Exercise goal →
Output the material beneath this task exactly, images excluded.

Collected data →
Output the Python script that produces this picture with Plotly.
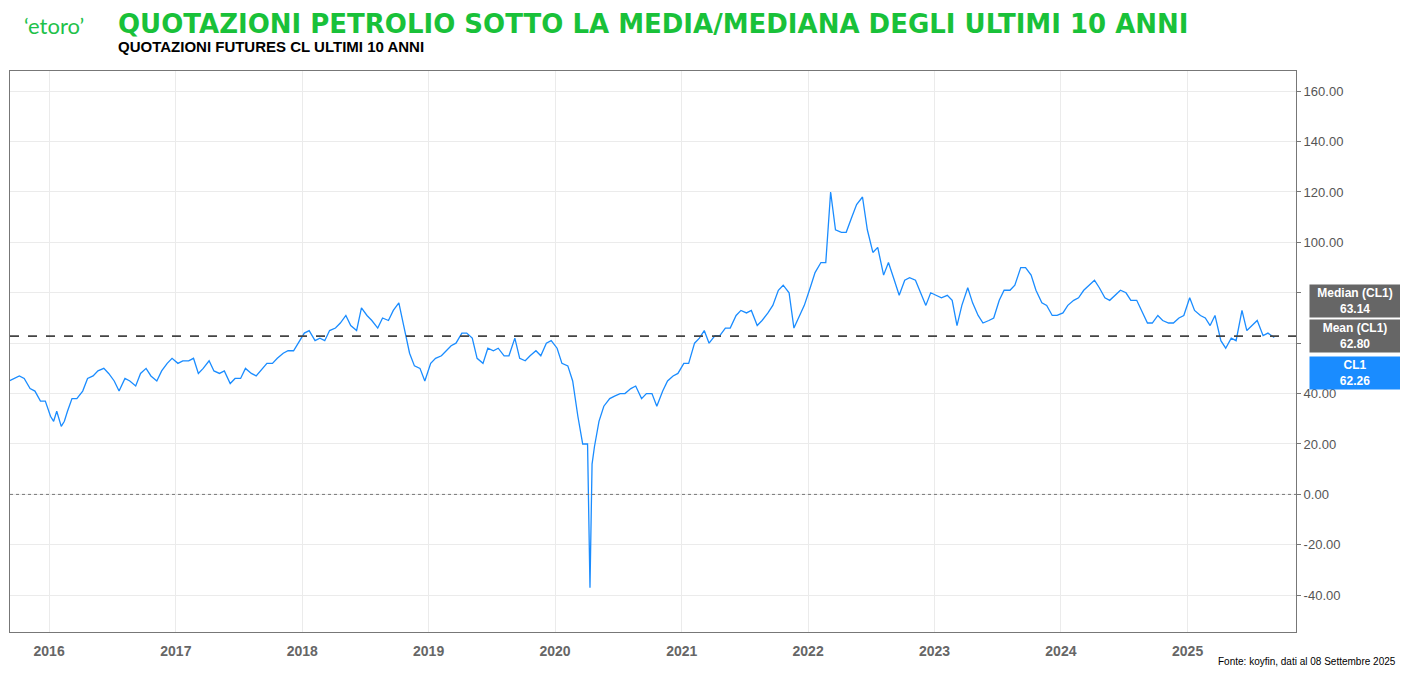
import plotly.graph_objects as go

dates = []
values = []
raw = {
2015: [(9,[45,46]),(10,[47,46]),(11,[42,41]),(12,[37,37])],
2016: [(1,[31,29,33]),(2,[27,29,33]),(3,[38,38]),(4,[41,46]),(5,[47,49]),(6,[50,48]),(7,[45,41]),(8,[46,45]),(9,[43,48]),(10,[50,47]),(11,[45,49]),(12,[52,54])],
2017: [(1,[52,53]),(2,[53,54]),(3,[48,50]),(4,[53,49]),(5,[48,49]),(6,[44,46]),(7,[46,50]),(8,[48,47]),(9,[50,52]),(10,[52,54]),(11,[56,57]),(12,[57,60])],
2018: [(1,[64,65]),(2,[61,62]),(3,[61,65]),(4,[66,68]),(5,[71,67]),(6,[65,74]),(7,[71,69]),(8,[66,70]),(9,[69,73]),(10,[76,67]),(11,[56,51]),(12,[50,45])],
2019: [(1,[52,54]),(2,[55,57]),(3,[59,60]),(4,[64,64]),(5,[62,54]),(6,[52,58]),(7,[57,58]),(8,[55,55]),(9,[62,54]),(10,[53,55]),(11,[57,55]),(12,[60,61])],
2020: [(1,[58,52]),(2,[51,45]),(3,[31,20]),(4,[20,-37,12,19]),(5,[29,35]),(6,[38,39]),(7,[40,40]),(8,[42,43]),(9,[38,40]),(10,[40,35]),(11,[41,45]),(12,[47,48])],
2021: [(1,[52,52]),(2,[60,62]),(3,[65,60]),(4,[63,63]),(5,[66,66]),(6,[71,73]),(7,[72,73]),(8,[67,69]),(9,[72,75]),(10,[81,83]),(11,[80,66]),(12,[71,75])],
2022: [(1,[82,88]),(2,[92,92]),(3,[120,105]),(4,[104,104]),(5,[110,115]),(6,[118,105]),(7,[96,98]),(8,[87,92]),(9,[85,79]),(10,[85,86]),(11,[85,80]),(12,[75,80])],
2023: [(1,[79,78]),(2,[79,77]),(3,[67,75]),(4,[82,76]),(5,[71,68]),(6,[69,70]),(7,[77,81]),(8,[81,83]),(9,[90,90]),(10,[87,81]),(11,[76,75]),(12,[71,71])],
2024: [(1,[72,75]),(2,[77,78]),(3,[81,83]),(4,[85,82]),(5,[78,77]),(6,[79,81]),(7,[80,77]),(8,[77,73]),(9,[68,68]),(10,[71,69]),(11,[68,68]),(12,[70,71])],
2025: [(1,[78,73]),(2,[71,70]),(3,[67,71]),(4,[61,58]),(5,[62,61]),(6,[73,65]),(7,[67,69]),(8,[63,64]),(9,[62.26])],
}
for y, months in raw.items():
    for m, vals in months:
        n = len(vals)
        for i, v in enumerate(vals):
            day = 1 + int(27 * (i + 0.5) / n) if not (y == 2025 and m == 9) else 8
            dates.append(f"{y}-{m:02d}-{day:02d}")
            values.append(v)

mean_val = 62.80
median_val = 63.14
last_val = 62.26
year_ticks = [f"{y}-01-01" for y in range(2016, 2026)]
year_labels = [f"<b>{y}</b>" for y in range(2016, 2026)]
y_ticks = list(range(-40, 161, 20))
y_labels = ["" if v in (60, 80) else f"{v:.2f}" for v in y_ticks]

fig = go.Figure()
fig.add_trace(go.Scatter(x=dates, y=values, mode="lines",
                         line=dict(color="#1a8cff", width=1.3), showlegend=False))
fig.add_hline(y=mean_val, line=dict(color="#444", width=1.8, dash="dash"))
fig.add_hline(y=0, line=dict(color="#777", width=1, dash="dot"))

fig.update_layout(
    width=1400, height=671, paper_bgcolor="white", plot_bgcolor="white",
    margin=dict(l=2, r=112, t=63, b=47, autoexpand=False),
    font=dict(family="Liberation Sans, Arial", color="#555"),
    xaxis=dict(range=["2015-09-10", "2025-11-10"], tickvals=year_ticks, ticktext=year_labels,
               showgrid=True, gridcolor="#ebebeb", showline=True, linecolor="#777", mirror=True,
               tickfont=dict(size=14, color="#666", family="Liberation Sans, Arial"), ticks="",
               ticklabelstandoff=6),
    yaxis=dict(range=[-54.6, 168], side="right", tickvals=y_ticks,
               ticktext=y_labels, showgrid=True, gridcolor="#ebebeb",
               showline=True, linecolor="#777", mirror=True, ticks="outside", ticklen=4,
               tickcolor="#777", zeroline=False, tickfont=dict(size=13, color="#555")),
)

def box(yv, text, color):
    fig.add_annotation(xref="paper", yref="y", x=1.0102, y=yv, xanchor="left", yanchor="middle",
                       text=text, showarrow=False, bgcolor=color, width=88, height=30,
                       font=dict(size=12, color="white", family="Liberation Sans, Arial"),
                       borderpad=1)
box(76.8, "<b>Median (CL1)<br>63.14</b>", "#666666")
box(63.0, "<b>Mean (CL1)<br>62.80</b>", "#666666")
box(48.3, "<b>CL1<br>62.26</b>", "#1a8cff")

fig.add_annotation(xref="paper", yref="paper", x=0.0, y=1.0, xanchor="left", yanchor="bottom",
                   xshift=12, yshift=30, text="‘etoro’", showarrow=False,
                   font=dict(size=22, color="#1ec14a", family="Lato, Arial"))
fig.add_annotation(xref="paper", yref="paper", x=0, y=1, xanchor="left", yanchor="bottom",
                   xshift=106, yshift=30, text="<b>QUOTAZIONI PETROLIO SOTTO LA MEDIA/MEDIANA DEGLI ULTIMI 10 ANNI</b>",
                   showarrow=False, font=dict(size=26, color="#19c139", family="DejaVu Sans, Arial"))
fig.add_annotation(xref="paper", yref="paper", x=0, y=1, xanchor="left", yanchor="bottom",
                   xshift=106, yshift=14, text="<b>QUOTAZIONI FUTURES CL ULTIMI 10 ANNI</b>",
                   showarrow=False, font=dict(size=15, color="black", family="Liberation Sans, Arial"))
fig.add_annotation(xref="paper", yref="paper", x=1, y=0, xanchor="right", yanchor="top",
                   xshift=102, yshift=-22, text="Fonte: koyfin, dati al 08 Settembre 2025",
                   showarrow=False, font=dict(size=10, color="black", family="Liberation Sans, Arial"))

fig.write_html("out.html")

The completed task →
Output the Python script that produces this picture with Plotly.
import plotly.graph_objects as go

dates = []
values = []
raw = {
2015: [(9,[45,46]),(10,[47,46]),(11,[42,41]),(12,[37,37])],
2016: [(1,[31,29,33]),(2,[27,29,33]),(3,[38,38]),(4,[41,46]),(5,[47,49]),(6,[50,48]),(7,[45,41]),(8,[46,45]),(9,[43,48]),(10,[50,47]),(11,[45,49]),(12,[52,54])],
2017: [(1,[52,53]),(2,[53,54]),(3,[48,50]),(4,[53,49]),(5,[48,49]),(6,[44,46]),(7,[46,50]),(8,[48,47]),(9,[50,52]),(10,[52,54]),(11,[56,57]),(12,[57,60])],
2018: [(1,[64,65]),(2,[61,62]),(3,[61,65]),(4,[66,68]),(5,[71,67]),(6,[65,74]),(7,[71,69]),(8,[66,70]),(9,[69,73]),(10,[76,67]),(11,[56,51]),(12,[50,45])],
2019: [(1,[52,54]),(2,[55,57]),(3,[59,60]),(4,[64,64]),(5,[62,54]),(6,[52,58]),(7,[57,58]),(8,[55,55]),(9,[62,54]),(10,[53,55]),(11,[57,55]),(12,[60,61])],
2020: [(1,[58,52]),(2,[51,45]),(3,[31,20]),(4,[20,-37,12,19]),(5,[29,35]),(6,[38,39]),(7,[40,40]),(8,[42,43]),(9,[38,40]),(10,[40,35]),(11,[41,45]),(12,[47,48])],
2021: [(1,[52,52]),(2,[60,62]),(3,[65,60]),(4,[63,63]),(5,[66,66]),(6,[71,73]),(7,[72,73]),(8,[67,69]),(9,[72,75]),(10,[81,83]),(11,[80,66]),(12,[71,75])],
2022: [(1,[82,88]),(2,[92,92]),(3,[120,105]),(4,[104,104]),(5,[110,115]),(6,[118,105]),(7,[96,98]),(8,[87,92]),(9,[85,79]),(10,[85,86]),(11,[85,80]),(12,[75,80])],
2023: [(1,[79,78]),(2,[79,77]),(3,[67,75]),(4,[82,76]),(5,[71,68]),(6,[69,70]),(7,[77,81]),(8,[81,83]),(9,[90,90]),(10,[87,81]),(11,[76,75]),(12,[71,71])],
2024: [(1,[72,75]),(2,[77,78]),(3,[81,83]),(4,[85,82]),(5,[78,77]),(6,[79,81]),(7,[80,77]),(8,[77,73]),(9,[68,68]),(10,[71,69]),(11,[68,68]),(12,[70,71])],
2025: [(1,[78,73]),(2,[71,70]),(3,[67,71]),(4,[61,58]),(5,[62,61]),(6,[73,65]),(7,[67,69]),(8,[63,64]),(9,[62.26])],
}
for y, months in raw.items():
    for m, vals in months:
        n = len(vals)
        for i, v in enumerate(vals):
            day = 1 + int(27 * (i + 0.5) / n) if not (y == 2025 and m == 9) else 8
            dates.append(f"{y}-{m:02d}-{day:02d}")
            values.append(v)

mean_val = 62.80
median_val = 63.14
last_val = 62.26
year_ticks = [f"{y}-01-01" for y in range(2016, 2026)]
year_labels = [f"<b>{y}</b>" for y in range(2016, 2026)]
y_ticks = list(range(-40, 161, 20))
y_labels = ["" if v in (60, 80) else f"{v:.2f}" for v in y_ticks]

fig = go.Figure()
fig.add_trace(go.Scatter(x=dates, y=values, mode="lines",
                         line=dict(color="#1a8cff", width=1.3), showlegend=False))
fig.add_hline(y=mean_val, line=dict(color="#444", width=1.8, dash="dash"))
fig.add_hline(y=0, line=dict(color="#777", width=1, dash="dot"))

fig.update_layout(
    width=1400, height=671, paper_bgcolor="white", plot_bgcolor="white",
    margin=dict(l=2, r=112, t=63, b=47, autoexpand=False),
    font=dict(family="Liberation Sans, Arial", color="#555"),
    xaxis=dict(range=["2015-09-10", "2025-11-10"], tickvals=year_ticks, ticktext=year_labels,
               showgrid=True, gridcolor="#ebebeb", showline=True, linecolor="#777", mirror=True,
               tickfont=dict(size=14, color="#666", family="Liberation Sans, Arial"), ticks="",
               ticklabelstandoff=6),
    yaxis=dict(range=[-54.6, 168], side="right", tickvals=y_ticks,
               ticktext=y_labels, showgrid=True, gridcolor="#ebebeb",
               showline=True, linecolor="#777", mirror=True, ticks="outside", ticklen=4,
               tickcolor="#777", zeroline=False, tickfont=dict(size=13, color="#555")),
)

def box(yv, text, color):
    fig.add_annotation(xref="paper", yref="y", x=1.0102, y=yv, xanchor="left", yanchor="middle",
                       text=text, showarrow=False, bgcolor=color, width=88, height=30,
                       font=dict(size=12, color="white", family="Liberation Sans, Arial"),
                       borderpad=1)
box(76.8, "<b>Median (CL1)<br>63.14</b>", "#666666")
box(63.0, "<b>Mean (CL1)<br>62.80</b>", "#666666")
box(48.3, "<b>CL1<br>62.26</b>", "#1a8cff")

fig.add_annotation(xref="paper", yref="paper", x=0.0, y=1.0, xanchor="left", yanchor="bottom",
                   xshift=12, yshift=30, text="‘etoro’", showarrow=False,
                   font=dict(size=22, color="#1ec14a", family="Lato, Arial"))
fig.add_annotation(xref="paper", yref="paper", x=0, y=1, xanchor="left", yanchor="bottom",
                   xshift=106, yshift=30, text="<b>QUOTAZIONI PETROLIO SOTTO LA MEDIA/MEDIANA DEGLI ULTIMI 10 ANNI</b>",
                   showarrow=False, font=dict(size=26, color="#19c139", family="DejaVu Sans, Arial"))
fig.add_annotation(xref="paper", yref="paper", x=0, y=1, xanchor="left", yanchor="bottom",
                   xshift=106, yshift=14, text="<b>QUOTAZIONI FUTURES CL ULTIMI 10 ANNI</b>",
                   showarrow=False, font=dict(size=15, color="black", family="Liberation Sans, Arial"))
fig.add_annotation(xref="paper", yref="paper", x=1, y=0, xanchor="right", yanchor="top",
                   xshift=102, yshift=-22, text="Fonte: koyfin, dati al 08 Settembre 2025",
                   showarrow=False, font=dict(size=10, color="black", family="Liberation Sans, Arial"))

fig.write_html("out.html")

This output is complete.